# Set problem
Repeat, exactly and in full, the lines of the listing below, but without any pictures.

# Supplied information
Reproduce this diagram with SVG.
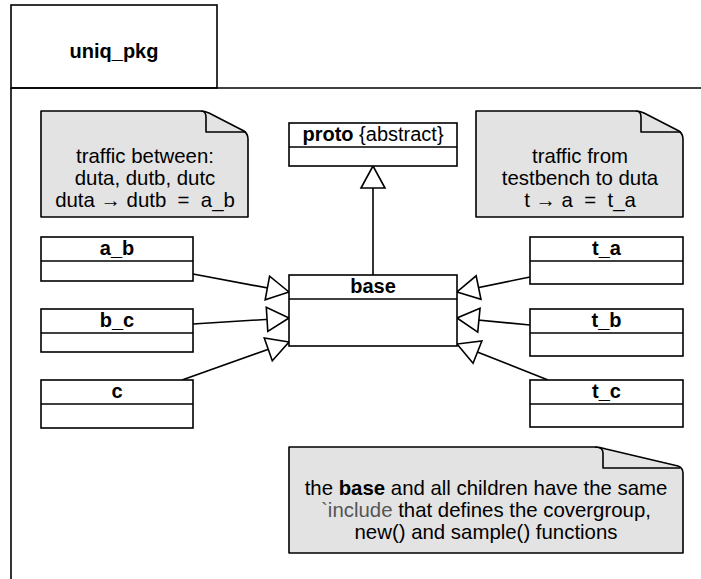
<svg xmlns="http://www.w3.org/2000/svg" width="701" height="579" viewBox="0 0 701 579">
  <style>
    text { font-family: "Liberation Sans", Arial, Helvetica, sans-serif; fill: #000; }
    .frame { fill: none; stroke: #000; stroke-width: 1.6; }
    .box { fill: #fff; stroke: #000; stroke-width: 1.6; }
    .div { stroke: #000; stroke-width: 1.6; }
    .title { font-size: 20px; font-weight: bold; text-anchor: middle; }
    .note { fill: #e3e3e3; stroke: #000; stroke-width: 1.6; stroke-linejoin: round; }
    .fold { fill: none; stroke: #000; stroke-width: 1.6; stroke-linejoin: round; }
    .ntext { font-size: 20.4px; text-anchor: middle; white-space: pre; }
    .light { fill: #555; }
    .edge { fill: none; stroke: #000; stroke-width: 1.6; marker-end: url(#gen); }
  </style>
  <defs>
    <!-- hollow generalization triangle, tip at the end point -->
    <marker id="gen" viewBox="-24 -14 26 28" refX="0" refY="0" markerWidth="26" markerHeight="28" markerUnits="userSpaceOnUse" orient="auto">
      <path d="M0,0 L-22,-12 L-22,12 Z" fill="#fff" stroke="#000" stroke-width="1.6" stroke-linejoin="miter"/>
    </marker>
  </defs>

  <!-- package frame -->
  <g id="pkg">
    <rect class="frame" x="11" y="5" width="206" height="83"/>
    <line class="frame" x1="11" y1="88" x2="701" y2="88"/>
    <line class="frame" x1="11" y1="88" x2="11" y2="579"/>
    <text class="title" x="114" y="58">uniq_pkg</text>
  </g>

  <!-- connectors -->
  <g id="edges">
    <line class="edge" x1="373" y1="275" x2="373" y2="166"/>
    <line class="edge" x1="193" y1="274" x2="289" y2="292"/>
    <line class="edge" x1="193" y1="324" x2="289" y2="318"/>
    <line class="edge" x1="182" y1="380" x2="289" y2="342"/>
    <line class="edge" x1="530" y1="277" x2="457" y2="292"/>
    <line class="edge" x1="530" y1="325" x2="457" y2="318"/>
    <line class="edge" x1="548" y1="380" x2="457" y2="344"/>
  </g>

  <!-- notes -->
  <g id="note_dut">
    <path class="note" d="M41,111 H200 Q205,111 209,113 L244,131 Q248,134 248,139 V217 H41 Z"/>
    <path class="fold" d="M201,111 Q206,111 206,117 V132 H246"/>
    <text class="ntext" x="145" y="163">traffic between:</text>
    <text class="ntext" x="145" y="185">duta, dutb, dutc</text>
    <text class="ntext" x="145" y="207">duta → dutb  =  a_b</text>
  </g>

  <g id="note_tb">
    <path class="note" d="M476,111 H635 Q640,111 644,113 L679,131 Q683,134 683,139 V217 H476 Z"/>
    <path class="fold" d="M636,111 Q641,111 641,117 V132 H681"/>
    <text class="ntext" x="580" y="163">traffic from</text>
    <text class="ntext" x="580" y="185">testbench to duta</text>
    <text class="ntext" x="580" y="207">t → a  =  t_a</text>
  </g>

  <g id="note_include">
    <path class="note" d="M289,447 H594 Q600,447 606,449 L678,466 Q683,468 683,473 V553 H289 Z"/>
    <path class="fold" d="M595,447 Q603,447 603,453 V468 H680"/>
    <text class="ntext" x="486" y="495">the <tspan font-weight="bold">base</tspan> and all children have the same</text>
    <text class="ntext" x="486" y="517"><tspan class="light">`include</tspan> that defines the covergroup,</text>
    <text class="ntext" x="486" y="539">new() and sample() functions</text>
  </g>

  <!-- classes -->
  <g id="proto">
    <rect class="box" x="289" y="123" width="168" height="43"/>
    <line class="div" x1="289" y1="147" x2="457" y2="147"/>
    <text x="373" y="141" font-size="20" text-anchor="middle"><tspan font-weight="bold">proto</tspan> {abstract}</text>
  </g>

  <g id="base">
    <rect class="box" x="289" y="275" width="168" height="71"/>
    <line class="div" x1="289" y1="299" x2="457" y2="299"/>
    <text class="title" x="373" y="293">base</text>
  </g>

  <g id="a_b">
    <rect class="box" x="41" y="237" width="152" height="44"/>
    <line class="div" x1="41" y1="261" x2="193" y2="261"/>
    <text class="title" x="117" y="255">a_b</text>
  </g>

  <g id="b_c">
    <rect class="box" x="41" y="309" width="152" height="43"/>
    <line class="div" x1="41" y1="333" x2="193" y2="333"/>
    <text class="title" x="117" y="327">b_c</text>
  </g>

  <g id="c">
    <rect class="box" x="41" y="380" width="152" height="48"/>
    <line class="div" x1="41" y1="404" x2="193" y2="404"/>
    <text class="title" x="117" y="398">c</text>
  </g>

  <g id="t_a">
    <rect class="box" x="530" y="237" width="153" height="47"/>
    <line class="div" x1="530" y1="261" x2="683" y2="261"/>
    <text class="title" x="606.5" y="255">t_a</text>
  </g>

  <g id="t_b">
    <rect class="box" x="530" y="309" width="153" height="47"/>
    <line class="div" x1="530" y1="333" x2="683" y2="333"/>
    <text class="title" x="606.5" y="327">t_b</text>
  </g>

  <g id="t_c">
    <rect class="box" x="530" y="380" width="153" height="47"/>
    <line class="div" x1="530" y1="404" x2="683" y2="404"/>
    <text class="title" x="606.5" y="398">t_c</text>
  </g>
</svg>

# Output below
Reproduce this diagram with SVG.
<svg xmlns="http://www.w3.org/2000/svg" width="701" height="579" viewBox="0 0 701 579">
  <style>
    text { font-family: "Liberation Sans", Arial, Helvetica, sans-serif; fill: #000; }
    .frame { fill: none; stroke: #000; stroke-width: 1.6; }
    .box { fill: #fff; stroke: #000; stroke-width: 1.6; }
    .div { stroke: #000; stroke-width: 1.6; }
    .title { font-size: 20px; font-weight: bold; text-anchor: middle; }
    .note { fill: #e3e3e3; stroke: #000; stroke-width: 1.6; stroke-linejoin: round; }
    .fold { fill: none; stroke: #000; stroke-width: 1.6; stroke-linejoin: round; }
    .ntext { font-size: 20.4px; text-anchor: middle; white-space: pre; }
    .light { fill: #555; }
    .edge { fill: none; stroke: #000; stroke-width: 1.6; marker-end: url(#gen); }
  </style>
  <defs>
    <!-- hollow generalization triangle, tip at the end point -->
    <marker id="gen" viewBox="-24 -14 26 28" refX="0" refY="0" markerWidth="26" markerHeight="28" markerUnits="userSpaceOnUse" orient="auto">
      <path d="M0,0 L-22,-12 L-22,12 Z" fill="#fff" stroke="#000" stroke-width="1.6" stroke-linejoin="miter"/>
    </marker>
  </defs>

  <!-- package frame -->
  <g id="pkg">
    <rect class="frame" x="11" y="5" width="206" height="83"/>
    <line class="frame" x1="11" y1="88" x2="701" y2="88"/>
    <line class="frame" x1="11" y1="88" x2="11" y2="579"/>
    <text class="title" x="114" y="58">uniq_pkg</text>
  </g>

  <!-- connectors -->
  <g id="edges">
    <line class="edge" x1="373" y1="275" x2="373" y2="166"/>
    <line class="edge" x1="193" y1="274" x2="289" y2="292"/>
    <line class="edge" x1="193" y1="324" x2="289" y2="318"/>
    <line class="edge" x1="182" y1="380" x2="289" y2="342"/>
    <line class="edge" x1="530" y1="277" x2="457" y2="292"/>
    <line class="edge" x1="530" y1="325" x2="457" y2="318"/>
    <line class="edge" x1="548" y1="380" x2="457" y2="344"/>
  </g>

  <!-- notes -->
  <g id="note_dut">
    <path class="note" d="M41,111 H200 Q205,111 209,113 L244,131 Q248,134 248,139 V217 H41 Z"/>
    <path class="fold" d="M201,111 Q206,111 206,117 V132 H246"/>
    <text class="ntext" x="145" y="163">traffic between:</text>
    <text class="ntext" x="145" y="185">duta, dutb, dutc</text>
    <text class="ntext" x="145" y="207">duta → dutb  =  a_b</text>
  </g>

  <g id="note_tb">
    <path class="note" d="M476,111 H635 Q640,111 644,113 L679,131 Q683,134 683,139 V217 H476 Z"/>
    <path class="fold" d="M636,111 Q641,111 641,117 V132 H681"/>
    <text class="ntext" x="580" y="163">traffic from</text>
    <text class="ntext" x="580" y="185">testbench to duta</text>
    <text class="ntext" x="580" y="207">t → a  =  t_a</text>
  </g>

  <g id="note_include">
    <path class="note" d="M289,447 H594 Q600,447 606,449 L678,466 Q683,468 683,473 V553 H289 Z"/>
    <path class="fold" d="M595,447 Q603,447 603,453 V468 H680"/>
    <text class="ntext" x="486" y="495">the <tspan font-weight="bold">base</tspan> and all children have the same</text>
    <text class="ntext" x="486" y="517"><tspan class="light">`include</tspan> that defines the covergroup,</text>
    <text class="ntext" x="486" y="539">new() and sample() functions</text>
  </g>

  <!-- classes -->
  <g id="proto">
    <rect class="box" x="289" y="123" width="168" height="43"/>
    <line class="div" x1="289" y1="147" x2="457" y2="147"/>
    <text x="373" y="141" font-size="20" text-anchor="middle"><tspan font-weight="bold">proto</tspan> {abstract}</text>
  </g>

  <g id="base">
    <rect class="box" x="289" y="275" width="168" height="71"/>
    <line class="div" x1="289" y1="299" x2="457" y2="299"/>
    <text class="title" x="373" y="293">base</text>
  </g>

  <g id="a_b">
    <rect class="box" x="41" y="237" width="152" height="44"/>
    <line class="div" x1="41" y1="261" x2="193" y2="261"/>
    <text class="title" x="117" y="255">a_b</text>
  </g>

  <g id="b_c">
    <rect class="box" x="41" y="309" width="152" height="43"/>
    <line class="div" x1="41" y1="333" x2="193" y2="333"/>
    <text class="title" x="117" y="327">b_c</text>
  </g>

  <g id="c">
    <rect class="box" x="41" y="380" width="152" height="48"/>
    <line class="div" x1="41" y1="404" x2="193" y2="404"/>
    <text class="title" x="117" y="398">c</text>
  </g>

  <g id="t_a">
    <rect class="box" x="530" y="237" width="153" height="47"/>
    <line class="div" x1="530" y1="261" x2="683" y2="261"/>
    <text class="title" x="606.5" y="255">t_a</text>
  </g>

  <g id="t_b">
    <rect class="box" x="530" y="309" width="153" height="47"/>
    <line class="div" x1="530" y1="333" x2="683" y2="333"/>
    <text class="title" x="606.5" y="327">t_b</text>
  </g>

  <g id="t_c">
    <rect class="box" x="530" y="380" width="153" height="47"/>
    <line class="div" x1="530" y1="404" x2="683" y2="404"/>
    <text class="title" x="606.5" y="398">t_c</text>
  </g>
</svg>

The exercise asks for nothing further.